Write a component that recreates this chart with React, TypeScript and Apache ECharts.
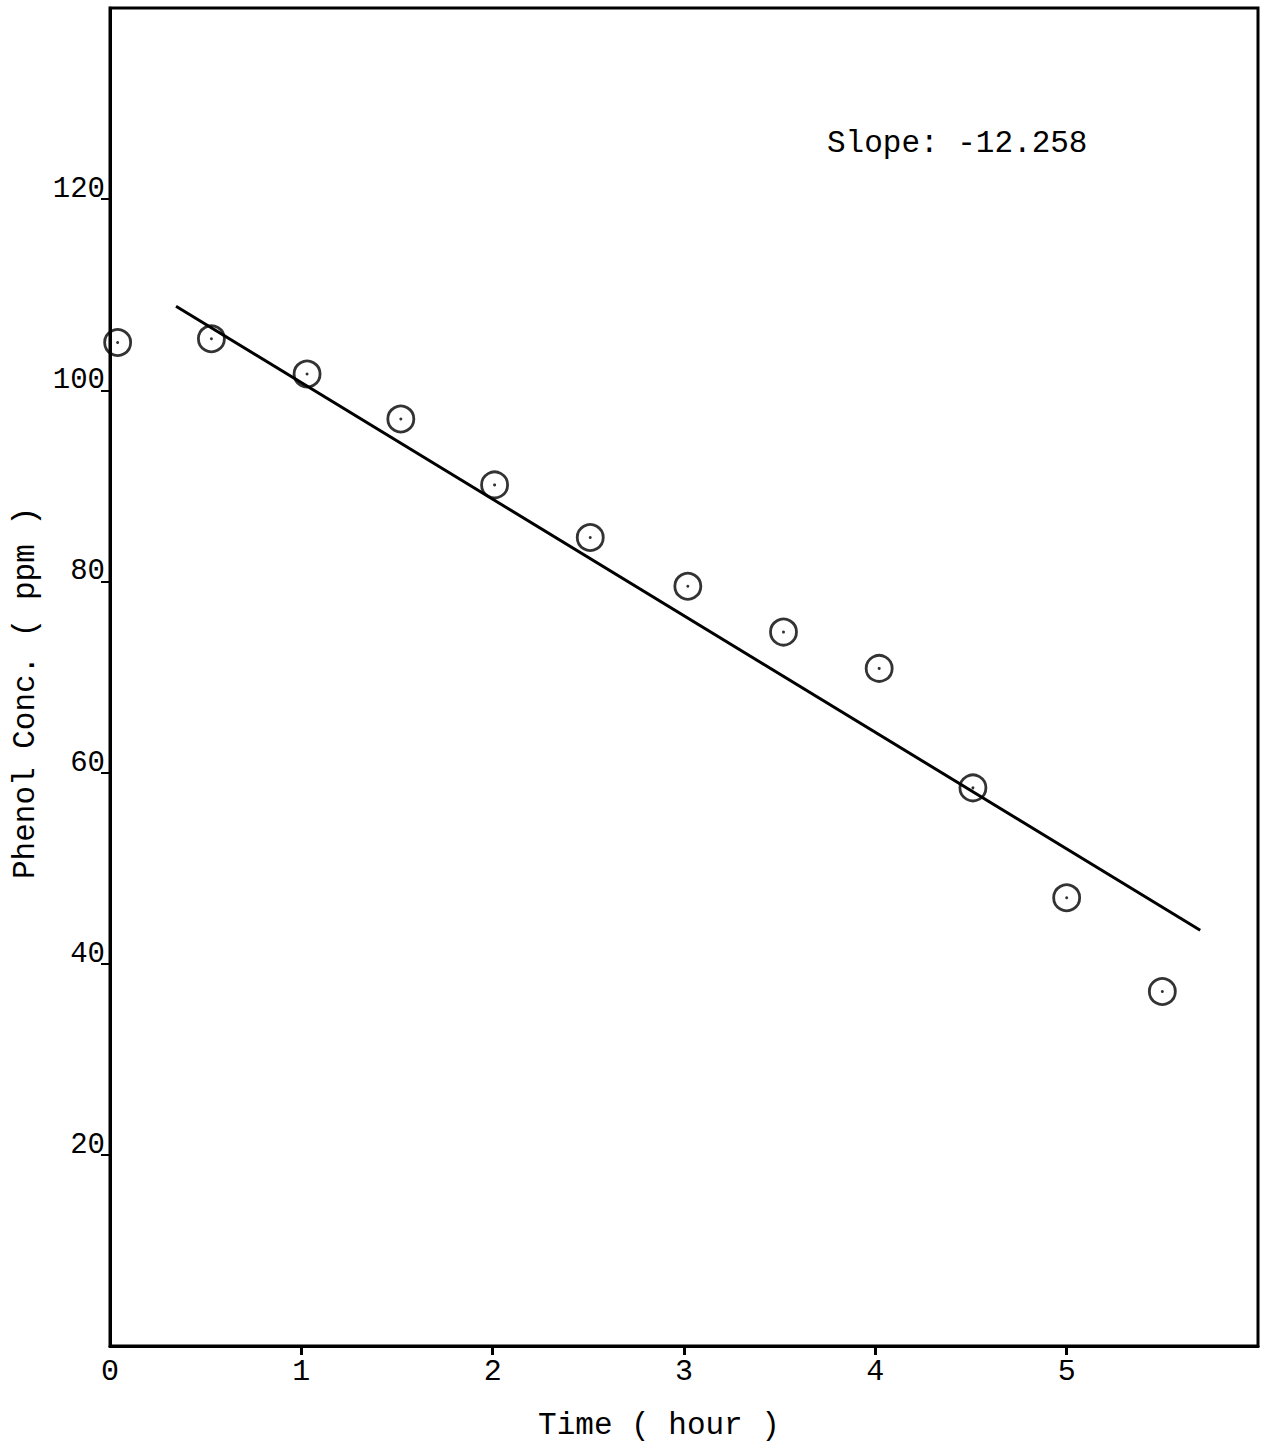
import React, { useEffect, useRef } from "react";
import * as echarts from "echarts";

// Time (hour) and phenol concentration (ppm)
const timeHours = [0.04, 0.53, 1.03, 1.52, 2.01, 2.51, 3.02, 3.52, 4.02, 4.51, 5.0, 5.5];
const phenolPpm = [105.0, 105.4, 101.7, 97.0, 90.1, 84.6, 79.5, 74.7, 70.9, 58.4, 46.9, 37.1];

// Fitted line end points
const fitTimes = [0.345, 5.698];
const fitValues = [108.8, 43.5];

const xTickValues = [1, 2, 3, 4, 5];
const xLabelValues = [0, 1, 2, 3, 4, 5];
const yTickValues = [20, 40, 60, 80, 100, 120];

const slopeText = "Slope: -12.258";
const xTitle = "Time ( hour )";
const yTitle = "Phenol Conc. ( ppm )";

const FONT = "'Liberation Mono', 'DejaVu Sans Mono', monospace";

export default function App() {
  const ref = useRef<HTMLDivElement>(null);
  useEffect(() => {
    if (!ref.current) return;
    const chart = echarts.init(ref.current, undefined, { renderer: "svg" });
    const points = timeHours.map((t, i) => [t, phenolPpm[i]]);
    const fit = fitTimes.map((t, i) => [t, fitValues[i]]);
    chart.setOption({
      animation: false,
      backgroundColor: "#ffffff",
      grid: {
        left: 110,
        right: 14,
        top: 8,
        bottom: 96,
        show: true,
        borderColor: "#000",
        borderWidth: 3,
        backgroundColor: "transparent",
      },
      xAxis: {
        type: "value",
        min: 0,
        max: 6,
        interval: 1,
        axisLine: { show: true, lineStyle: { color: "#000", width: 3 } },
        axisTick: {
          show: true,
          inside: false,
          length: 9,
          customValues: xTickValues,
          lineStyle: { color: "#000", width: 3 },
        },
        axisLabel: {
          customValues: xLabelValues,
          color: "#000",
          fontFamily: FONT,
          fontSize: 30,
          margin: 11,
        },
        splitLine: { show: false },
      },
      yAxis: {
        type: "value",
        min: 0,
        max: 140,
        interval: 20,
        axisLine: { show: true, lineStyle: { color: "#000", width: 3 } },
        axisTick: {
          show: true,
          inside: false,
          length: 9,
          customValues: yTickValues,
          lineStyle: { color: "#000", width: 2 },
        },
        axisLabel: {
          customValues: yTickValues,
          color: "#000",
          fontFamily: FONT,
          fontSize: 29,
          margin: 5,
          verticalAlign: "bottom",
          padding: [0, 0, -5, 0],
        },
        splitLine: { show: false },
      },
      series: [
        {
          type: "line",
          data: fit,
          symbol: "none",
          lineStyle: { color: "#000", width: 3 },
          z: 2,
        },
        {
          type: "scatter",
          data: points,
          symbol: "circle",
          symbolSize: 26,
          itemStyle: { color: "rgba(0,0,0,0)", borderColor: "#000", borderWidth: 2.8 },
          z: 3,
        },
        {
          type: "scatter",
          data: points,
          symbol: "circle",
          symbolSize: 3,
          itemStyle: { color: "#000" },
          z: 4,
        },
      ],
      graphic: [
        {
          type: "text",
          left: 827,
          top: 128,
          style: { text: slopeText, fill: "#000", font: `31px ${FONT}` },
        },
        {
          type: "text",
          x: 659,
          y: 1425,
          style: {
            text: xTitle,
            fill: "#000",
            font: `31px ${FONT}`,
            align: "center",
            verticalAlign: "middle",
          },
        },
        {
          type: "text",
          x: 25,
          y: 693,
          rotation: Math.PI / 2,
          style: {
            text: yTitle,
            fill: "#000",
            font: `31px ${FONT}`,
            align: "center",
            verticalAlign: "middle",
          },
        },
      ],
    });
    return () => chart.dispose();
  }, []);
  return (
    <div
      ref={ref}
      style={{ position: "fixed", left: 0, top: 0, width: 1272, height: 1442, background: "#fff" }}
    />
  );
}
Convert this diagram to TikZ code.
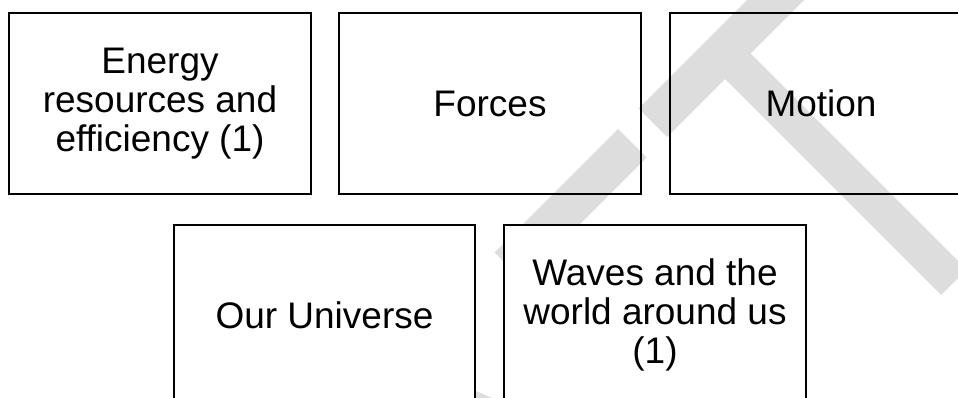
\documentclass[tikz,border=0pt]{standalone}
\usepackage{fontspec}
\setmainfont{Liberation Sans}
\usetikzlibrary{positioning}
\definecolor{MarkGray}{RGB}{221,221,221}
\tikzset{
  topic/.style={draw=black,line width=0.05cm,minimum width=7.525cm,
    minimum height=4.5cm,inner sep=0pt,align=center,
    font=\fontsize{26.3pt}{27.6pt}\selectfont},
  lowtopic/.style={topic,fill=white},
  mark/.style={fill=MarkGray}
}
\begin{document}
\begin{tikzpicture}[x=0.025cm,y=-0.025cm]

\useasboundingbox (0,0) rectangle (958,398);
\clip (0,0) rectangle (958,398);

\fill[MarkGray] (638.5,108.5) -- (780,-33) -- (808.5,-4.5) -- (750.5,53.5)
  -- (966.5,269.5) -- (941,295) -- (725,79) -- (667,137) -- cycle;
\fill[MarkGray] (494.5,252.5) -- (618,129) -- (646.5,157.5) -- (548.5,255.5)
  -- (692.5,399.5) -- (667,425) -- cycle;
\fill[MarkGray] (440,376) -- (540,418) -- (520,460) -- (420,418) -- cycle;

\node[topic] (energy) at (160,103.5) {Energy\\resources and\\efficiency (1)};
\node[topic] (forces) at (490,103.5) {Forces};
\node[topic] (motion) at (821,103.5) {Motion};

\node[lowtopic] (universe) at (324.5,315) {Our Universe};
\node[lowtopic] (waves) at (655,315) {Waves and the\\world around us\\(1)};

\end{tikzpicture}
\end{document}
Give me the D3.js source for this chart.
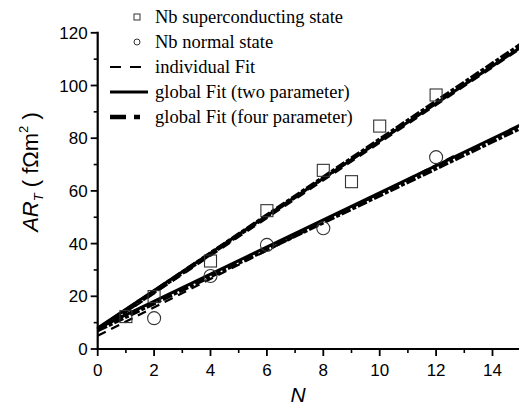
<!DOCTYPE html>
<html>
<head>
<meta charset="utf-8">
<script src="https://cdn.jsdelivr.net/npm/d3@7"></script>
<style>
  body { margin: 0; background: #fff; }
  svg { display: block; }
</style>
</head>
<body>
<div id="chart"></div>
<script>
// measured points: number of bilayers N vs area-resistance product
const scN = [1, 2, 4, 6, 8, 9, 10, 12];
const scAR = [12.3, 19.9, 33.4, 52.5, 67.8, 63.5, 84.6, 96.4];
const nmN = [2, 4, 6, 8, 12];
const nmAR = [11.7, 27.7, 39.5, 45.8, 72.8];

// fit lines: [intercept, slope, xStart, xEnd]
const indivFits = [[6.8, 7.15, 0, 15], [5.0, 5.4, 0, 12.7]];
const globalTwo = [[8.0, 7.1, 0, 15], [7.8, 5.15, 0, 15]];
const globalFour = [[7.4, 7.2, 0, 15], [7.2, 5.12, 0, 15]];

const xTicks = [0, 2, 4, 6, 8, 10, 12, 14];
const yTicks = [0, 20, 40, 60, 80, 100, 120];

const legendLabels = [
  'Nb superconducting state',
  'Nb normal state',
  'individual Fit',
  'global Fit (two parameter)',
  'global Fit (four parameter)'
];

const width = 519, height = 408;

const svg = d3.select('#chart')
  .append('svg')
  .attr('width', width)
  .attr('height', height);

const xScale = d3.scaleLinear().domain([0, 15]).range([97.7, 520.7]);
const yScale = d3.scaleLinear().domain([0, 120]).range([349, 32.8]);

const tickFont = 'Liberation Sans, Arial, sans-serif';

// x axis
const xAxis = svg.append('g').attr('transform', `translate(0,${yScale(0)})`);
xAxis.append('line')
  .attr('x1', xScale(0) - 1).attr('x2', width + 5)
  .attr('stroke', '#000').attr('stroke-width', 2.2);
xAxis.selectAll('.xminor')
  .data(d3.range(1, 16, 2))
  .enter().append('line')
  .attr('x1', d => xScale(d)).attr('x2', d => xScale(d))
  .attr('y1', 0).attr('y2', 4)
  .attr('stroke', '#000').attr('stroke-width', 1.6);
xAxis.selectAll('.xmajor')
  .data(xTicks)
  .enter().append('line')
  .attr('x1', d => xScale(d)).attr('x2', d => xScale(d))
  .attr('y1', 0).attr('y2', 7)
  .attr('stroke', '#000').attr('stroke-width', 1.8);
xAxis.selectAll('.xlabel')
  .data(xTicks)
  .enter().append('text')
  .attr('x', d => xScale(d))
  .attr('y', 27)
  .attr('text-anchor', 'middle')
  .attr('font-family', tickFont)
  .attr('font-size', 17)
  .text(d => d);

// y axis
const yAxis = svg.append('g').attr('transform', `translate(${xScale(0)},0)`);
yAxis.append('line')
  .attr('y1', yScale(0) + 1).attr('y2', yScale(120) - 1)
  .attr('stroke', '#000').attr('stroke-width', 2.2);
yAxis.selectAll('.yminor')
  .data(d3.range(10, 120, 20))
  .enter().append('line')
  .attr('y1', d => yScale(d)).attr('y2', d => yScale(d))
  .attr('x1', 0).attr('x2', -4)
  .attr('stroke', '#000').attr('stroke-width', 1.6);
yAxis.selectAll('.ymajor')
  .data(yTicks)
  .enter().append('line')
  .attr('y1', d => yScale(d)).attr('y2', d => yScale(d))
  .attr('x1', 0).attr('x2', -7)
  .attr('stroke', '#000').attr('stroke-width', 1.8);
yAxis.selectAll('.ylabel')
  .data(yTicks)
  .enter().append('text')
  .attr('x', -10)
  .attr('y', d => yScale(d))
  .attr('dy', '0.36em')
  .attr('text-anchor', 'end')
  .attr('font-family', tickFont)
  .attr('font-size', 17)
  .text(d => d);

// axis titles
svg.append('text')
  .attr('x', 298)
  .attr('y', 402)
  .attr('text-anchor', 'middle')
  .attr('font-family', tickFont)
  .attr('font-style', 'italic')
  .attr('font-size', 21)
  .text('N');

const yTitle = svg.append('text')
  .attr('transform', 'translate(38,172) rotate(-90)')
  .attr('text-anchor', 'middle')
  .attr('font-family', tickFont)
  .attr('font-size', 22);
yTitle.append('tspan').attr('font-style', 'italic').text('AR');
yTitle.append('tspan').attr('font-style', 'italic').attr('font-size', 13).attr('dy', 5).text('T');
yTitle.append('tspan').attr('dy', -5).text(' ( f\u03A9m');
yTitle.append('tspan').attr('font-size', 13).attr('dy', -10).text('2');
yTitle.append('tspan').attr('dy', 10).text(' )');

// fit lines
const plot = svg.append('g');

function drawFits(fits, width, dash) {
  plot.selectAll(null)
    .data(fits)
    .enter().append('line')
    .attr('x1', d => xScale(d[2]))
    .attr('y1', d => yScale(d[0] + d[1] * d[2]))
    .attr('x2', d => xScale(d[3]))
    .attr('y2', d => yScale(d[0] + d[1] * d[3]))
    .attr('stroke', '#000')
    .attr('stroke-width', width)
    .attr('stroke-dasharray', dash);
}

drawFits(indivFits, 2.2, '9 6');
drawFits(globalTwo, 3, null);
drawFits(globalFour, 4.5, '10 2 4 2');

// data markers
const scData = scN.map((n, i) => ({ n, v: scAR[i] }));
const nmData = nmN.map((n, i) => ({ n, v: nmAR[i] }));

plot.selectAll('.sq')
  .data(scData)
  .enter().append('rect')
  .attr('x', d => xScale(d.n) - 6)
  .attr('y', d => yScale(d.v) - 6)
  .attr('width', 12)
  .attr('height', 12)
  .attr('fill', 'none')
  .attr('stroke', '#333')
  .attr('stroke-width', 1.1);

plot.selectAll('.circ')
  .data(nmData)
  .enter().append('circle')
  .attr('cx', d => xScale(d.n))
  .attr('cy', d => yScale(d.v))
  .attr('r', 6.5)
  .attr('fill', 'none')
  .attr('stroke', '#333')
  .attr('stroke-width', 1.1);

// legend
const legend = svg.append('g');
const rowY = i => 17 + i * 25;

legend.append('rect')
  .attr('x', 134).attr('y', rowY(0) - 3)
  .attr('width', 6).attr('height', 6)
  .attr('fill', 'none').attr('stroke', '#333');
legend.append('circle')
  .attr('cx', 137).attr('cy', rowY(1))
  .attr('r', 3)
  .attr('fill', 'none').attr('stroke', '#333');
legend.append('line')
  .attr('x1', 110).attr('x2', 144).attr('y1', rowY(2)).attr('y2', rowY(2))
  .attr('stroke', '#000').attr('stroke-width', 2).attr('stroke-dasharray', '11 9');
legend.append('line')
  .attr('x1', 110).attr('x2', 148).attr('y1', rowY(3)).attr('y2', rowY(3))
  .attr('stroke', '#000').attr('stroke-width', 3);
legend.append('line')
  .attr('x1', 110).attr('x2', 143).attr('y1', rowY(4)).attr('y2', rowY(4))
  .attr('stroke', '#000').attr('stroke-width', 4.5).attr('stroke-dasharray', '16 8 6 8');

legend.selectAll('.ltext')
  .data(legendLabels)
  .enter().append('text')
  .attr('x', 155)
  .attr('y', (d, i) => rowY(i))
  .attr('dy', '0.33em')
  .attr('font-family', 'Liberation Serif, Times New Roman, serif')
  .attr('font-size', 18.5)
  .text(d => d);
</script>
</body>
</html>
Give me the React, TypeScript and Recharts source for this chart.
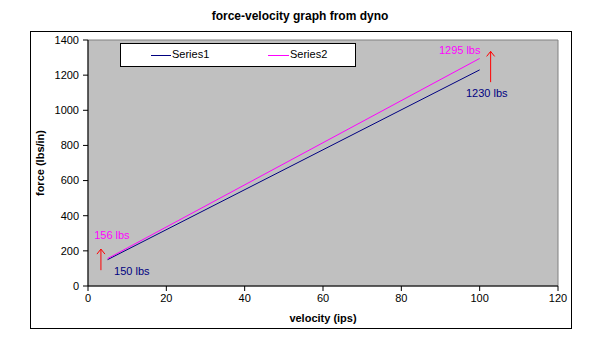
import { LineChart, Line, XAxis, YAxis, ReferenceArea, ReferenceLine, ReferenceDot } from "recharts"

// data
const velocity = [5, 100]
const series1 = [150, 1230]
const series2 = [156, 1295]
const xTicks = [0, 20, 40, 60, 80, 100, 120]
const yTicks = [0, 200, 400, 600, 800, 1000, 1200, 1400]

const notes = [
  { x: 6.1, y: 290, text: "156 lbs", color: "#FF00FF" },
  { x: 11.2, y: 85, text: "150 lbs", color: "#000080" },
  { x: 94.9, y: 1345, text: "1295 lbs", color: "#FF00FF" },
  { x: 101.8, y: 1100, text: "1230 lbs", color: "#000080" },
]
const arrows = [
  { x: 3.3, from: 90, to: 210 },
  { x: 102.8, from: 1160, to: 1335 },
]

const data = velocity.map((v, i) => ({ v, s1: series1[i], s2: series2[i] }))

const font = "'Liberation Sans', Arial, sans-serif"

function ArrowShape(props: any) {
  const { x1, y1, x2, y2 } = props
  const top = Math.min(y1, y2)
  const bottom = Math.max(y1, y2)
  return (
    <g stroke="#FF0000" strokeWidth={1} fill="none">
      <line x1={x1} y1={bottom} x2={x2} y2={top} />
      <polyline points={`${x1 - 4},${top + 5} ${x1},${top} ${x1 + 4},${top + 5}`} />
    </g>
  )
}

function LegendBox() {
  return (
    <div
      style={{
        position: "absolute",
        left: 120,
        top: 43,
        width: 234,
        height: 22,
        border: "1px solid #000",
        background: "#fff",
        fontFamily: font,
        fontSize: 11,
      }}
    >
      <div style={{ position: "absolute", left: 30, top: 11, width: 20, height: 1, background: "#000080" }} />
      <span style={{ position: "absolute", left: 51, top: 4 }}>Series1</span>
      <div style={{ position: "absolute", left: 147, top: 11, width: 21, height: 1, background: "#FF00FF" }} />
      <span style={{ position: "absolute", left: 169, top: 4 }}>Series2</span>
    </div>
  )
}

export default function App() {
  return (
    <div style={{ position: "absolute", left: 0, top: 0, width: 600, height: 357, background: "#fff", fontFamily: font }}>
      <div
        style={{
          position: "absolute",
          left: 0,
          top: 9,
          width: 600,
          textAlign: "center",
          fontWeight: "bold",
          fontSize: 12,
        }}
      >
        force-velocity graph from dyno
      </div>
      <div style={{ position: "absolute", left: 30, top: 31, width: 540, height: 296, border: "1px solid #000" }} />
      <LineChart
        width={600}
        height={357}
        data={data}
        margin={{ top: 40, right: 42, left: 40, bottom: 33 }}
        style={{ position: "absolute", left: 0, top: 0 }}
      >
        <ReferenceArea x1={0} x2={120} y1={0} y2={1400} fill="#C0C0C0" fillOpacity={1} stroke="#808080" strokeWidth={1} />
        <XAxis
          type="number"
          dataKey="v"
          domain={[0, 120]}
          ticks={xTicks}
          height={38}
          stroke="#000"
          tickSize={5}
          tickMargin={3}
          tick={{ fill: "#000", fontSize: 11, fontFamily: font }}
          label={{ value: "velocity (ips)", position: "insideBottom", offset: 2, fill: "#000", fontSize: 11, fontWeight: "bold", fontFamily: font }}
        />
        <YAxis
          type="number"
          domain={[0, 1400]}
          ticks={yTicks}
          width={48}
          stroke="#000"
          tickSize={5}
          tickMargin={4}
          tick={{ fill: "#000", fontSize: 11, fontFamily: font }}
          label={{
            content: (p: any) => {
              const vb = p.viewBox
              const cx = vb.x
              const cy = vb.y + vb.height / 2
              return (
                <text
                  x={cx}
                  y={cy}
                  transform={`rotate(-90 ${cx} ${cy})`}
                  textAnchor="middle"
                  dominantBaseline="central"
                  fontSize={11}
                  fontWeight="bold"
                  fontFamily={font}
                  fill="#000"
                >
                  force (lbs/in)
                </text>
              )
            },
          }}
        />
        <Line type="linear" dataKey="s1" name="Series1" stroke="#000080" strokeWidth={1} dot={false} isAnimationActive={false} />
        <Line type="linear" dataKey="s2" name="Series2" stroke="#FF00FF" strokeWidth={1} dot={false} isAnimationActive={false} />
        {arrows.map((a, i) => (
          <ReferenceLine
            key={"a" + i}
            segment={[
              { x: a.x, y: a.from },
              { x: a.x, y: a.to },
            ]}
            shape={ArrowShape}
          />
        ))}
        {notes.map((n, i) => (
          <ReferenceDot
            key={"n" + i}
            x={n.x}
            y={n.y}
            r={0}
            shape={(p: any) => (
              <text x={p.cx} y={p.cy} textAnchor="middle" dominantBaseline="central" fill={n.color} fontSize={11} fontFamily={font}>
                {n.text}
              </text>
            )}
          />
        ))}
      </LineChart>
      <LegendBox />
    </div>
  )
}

» WORK TO COMPLETE
Start at the top of the entries and repeat each line exactly, ending at the line that contains "Mono', 'DejaVu Sans". Pictures are not part of the copy.

» FULL SOLUTION
Write a component that recreates this chart with React, TypeScript and Apache ECharts.
import React, { useEffect, useRef } from "react";
import * as echarts from "echarts";

// Time (hour) and phenol concentration (ppm)
const timeHours = [0.04, 0.53, 1.03, 1.52, 2.01, 2.51, 3.02, 3.52, 4.02, 4.51, 5.0, 5.5];
const phenolPpm = [105.0, 105.4, 101.7, 97.0, 90.1, 84.6, 79.5, 74.7, 70.9, 58.4, 46.9, 37.1];

// Fitted line end points
const fitTimes = [0.345, 5.698];
const fitValues = [108.8, 43.5];

const xTickValues = [1, 2, 3, 4, 5];
const xLabelValues = [0, 1, 2, 3, 4, 5];
const yTickValues = [20, 40, 60, 80, 100, 120];

const slopeText = "Slope: -12.258";
const xTitle = "Time ( hour )";
const yTitle = "Phenol Conc. ( ppm )";

const FONT = "'Liberation Mono', 'DejaVu Sans Mono', monospace";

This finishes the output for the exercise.